Finding Relief for Dry Eye
Tears keep the eyes’ surface lubricated, smooth, and clear. With dry eye, the eyes either don’t have enough water in the tears (known as aqueous-deficient dry eye) or the quality of the tears they produce is substandard due to the reduced quantities of oil, and mucus in the tears (known as evaporative dry eye). Both of these can cause inflammation and harm the eye’s ocular surface.
Far more common is evaporative dry eye, which occurs when the meibomian glands along the rims of the eyelids become blocked. This limits the amount of oil in the tears, so the tears evaporate much faster than they normally would.
With aqueous-deficient dry eye, the lacrimal gland in the upper area of the eye sockets doesn’t produce enough of the water component of tears to keep the eyes hydrated.
Both types of dry eye can occur together.
Dry Eye Symptoms and Causes
Dry eye symptoms include stinging, burning, and redness; watery tears that sometimes run down your cheeks; a scratchy feeling, as if particles are lodged in the eyes; and discomfort while wearing contact lenses.

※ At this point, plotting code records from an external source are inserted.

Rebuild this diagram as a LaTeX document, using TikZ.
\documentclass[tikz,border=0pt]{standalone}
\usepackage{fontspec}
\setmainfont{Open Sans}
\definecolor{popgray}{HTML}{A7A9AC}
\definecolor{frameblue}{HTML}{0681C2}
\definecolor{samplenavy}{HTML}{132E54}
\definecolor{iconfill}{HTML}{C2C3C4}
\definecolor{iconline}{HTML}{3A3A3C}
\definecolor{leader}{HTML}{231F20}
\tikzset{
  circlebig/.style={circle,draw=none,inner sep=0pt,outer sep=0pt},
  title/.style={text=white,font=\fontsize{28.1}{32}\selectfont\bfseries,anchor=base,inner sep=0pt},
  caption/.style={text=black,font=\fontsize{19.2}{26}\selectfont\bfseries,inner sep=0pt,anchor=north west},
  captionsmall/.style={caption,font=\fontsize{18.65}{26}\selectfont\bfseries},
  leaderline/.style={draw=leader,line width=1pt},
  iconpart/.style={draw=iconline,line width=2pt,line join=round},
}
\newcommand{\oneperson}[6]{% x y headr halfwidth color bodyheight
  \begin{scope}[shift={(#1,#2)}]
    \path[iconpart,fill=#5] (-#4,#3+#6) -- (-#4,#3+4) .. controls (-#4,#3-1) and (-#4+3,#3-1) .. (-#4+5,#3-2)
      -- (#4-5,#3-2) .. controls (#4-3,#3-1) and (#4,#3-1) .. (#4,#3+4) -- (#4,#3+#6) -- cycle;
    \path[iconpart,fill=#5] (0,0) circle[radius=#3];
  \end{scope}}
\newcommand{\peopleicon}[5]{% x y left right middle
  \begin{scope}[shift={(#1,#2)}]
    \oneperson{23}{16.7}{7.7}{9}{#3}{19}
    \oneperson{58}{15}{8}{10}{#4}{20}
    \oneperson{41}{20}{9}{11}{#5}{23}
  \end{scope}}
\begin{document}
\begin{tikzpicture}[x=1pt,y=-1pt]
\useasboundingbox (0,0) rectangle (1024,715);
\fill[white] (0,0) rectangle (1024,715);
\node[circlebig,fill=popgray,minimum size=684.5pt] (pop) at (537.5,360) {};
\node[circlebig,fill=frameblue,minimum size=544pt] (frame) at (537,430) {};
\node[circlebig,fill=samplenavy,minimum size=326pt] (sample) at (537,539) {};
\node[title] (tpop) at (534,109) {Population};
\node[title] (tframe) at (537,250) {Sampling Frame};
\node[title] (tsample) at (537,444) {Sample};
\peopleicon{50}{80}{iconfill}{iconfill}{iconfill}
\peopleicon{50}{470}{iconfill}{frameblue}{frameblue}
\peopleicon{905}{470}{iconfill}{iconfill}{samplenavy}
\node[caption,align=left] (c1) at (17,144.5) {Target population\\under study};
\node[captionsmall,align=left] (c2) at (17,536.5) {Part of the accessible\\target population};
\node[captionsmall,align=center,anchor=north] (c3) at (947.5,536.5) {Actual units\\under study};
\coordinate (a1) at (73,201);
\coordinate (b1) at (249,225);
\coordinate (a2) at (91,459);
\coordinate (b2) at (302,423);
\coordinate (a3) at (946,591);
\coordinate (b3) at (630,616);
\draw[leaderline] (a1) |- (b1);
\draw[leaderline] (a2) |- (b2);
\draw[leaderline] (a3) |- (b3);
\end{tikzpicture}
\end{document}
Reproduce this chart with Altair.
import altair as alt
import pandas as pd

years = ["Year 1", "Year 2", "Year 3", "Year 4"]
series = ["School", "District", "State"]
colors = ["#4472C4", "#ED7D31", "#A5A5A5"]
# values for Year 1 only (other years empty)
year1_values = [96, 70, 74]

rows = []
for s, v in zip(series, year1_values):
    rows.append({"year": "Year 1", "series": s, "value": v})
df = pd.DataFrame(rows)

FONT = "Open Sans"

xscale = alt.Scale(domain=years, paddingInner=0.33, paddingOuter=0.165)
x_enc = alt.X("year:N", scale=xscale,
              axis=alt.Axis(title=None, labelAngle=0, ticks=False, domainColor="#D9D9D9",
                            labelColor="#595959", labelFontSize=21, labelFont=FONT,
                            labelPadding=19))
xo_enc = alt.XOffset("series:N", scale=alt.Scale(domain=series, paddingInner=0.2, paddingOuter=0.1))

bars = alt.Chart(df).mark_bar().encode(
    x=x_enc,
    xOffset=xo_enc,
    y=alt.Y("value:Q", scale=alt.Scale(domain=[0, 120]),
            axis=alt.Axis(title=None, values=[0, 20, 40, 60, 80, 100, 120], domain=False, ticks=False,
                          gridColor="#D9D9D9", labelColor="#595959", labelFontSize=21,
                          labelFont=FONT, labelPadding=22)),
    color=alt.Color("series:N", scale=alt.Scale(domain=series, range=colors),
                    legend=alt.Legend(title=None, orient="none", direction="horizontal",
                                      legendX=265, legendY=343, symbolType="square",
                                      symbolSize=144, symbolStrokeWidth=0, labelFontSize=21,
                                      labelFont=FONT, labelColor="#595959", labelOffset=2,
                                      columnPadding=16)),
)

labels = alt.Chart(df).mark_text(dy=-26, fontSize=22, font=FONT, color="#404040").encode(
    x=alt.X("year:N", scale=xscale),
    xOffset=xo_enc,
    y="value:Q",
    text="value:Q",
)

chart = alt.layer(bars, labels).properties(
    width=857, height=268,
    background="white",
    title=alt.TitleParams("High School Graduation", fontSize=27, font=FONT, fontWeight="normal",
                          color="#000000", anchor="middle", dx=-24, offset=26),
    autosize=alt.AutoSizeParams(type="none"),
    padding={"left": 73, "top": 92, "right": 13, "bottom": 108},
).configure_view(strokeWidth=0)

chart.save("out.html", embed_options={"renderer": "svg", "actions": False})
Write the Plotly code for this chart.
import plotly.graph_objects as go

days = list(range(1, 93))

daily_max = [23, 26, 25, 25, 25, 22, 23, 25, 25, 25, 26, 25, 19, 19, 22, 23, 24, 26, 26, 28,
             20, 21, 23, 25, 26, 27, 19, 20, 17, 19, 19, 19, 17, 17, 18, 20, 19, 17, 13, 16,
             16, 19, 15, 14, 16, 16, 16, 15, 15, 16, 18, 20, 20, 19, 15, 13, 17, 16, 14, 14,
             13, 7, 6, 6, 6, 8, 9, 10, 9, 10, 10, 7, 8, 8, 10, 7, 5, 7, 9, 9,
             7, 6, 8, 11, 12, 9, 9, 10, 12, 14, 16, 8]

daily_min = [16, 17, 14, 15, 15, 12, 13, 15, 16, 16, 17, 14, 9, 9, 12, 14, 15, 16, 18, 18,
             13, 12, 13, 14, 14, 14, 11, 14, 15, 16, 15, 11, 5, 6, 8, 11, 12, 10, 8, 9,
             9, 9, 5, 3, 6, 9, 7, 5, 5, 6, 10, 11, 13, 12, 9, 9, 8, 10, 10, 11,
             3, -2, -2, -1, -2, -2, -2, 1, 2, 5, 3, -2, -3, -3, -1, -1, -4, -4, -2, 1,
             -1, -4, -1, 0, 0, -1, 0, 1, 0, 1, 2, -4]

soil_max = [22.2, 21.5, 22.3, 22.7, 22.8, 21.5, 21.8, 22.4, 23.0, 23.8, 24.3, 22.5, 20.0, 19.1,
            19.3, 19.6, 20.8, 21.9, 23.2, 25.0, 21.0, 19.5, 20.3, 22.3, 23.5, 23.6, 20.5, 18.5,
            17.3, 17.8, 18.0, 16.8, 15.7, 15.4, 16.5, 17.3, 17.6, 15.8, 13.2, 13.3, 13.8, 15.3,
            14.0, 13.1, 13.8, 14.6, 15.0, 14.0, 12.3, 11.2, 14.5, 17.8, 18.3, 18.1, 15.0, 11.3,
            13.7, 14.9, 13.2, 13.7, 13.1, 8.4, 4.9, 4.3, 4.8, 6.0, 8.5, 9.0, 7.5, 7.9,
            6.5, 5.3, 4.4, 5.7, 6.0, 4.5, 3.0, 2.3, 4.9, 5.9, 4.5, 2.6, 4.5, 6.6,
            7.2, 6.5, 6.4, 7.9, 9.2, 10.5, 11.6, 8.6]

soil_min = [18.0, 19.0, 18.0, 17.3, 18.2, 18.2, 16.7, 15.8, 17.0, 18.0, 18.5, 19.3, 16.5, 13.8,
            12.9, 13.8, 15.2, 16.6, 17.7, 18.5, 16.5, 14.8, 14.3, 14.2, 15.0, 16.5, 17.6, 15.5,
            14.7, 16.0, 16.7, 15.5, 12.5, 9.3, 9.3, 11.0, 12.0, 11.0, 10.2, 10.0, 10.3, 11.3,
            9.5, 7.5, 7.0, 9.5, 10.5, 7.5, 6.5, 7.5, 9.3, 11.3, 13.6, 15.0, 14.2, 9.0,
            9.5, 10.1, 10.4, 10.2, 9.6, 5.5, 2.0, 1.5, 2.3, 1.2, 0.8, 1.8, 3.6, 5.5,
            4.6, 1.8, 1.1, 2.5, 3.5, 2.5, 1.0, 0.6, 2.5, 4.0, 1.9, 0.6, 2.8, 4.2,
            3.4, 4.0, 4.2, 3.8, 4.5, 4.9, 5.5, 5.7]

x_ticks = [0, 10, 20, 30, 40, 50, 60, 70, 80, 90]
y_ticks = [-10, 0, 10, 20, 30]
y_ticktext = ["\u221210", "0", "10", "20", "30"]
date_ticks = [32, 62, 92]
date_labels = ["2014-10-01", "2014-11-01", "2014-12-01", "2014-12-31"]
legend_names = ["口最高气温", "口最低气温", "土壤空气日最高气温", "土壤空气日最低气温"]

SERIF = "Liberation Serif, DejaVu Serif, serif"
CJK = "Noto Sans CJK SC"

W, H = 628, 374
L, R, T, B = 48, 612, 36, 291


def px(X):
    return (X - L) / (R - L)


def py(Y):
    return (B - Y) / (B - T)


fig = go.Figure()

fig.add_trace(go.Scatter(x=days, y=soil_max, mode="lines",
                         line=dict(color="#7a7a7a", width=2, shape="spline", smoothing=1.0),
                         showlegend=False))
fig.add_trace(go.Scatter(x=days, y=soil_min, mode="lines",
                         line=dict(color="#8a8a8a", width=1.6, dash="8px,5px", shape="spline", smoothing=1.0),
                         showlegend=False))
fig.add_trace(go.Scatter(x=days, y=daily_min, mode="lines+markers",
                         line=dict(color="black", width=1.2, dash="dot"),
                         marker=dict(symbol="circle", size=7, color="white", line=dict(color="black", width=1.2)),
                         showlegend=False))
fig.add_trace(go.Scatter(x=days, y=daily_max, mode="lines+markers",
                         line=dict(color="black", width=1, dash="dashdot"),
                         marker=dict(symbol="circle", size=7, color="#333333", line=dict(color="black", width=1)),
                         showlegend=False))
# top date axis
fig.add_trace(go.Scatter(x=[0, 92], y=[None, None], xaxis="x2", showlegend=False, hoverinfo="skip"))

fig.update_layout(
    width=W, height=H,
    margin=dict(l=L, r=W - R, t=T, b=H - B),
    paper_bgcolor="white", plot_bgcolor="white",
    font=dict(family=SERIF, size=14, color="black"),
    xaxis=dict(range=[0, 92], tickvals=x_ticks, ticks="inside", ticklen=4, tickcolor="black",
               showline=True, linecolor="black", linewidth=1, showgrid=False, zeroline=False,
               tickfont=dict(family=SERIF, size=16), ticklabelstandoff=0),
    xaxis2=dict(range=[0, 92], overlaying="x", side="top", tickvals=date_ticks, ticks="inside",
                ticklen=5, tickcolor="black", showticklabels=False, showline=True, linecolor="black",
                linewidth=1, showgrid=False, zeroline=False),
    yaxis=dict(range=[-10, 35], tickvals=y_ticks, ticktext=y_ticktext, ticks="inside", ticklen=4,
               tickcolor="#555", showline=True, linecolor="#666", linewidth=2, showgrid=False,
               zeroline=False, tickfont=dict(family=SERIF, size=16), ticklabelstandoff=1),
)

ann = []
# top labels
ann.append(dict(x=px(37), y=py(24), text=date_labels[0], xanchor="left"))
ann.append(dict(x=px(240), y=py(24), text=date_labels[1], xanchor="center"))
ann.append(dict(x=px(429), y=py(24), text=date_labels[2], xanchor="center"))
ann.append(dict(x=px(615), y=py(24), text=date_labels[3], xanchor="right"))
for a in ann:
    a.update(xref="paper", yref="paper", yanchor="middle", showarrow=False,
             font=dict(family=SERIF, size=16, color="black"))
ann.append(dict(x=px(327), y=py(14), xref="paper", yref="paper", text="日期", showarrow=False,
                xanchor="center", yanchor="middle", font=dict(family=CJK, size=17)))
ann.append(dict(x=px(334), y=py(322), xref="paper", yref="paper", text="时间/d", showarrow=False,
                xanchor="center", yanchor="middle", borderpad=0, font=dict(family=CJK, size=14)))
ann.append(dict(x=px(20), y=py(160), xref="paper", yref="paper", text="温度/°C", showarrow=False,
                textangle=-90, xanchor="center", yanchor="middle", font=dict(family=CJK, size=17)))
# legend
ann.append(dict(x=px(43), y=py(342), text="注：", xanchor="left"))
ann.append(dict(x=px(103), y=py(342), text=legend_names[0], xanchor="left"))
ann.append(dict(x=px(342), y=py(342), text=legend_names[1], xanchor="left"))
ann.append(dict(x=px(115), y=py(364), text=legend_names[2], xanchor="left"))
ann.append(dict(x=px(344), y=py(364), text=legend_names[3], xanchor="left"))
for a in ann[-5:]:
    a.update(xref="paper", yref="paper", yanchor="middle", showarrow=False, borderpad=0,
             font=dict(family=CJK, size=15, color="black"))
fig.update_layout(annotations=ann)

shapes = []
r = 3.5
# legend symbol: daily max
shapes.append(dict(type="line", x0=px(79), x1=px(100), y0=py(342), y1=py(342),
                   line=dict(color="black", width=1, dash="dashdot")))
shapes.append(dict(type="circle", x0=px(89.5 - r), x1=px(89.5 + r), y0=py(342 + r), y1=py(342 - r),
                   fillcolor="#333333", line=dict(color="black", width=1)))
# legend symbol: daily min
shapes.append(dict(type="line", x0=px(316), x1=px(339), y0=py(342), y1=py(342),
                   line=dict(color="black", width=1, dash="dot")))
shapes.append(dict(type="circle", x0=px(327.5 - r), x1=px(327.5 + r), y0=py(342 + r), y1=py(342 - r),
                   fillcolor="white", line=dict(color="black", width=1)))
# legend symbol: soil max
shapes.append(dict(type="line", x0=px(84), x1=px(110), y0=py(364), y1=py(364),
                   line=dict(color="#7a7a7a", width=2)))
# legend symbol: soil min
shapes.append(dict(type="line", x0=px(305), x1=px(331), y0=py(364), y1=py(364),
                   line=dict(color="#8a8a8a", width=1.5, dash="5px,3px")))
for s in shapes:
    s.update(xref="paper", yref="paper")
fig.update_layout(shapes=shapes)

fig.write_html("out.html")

Dry eye can also be a symptom of many medical conditions, including Sjogrens’ syndrome, lupus, rheumatoid arthritis, scleroderma, graft vs. host disease (after receiving donated bone marrow or peripheral blood stem cells), sarcoidosis, thyroid disorders, and a vitamin A deficiency. Wearing contact lenses, nerve damage following laser eye surgery, and aging can also contribute to dry eye.
Sometimes, the problem is linked to prescription or over-the-counter medication.
Medications that can cause dry eye include:
- Hormone-replacement therapy
- Blood-pressure medication
- Acne medication
- Birth-control pills
- Medication for Parkinson’s disease
In addition, environmental factors such as air pollutants, air conditioning, the dryness in airplanes, long periods staring at a computer or book, tobacco smoke, even cooking fumes can cause dry eye or aggravate it. If you are suffering from red, itchy, dry, or painful eyes, visit for a thorough eye exam. We may test the quality and volume of your tears to better understand your condition and treat it.
Once our practice has determined the true nature and cause of your dry eye, we will create a personalized plan to treat it. This may include a combination of over-the-counter or prescription eye drops or ointments and other in-office treatments. We might prescribe a way to improve your eyelid hygiene and explain how to gently wash your eyelids with warm water. In serious cases we may recommend a range of more in-depth treatments such as light therapy, changing your contact lens prescription, or procedures to block your tear ducts or unblock your oil glands.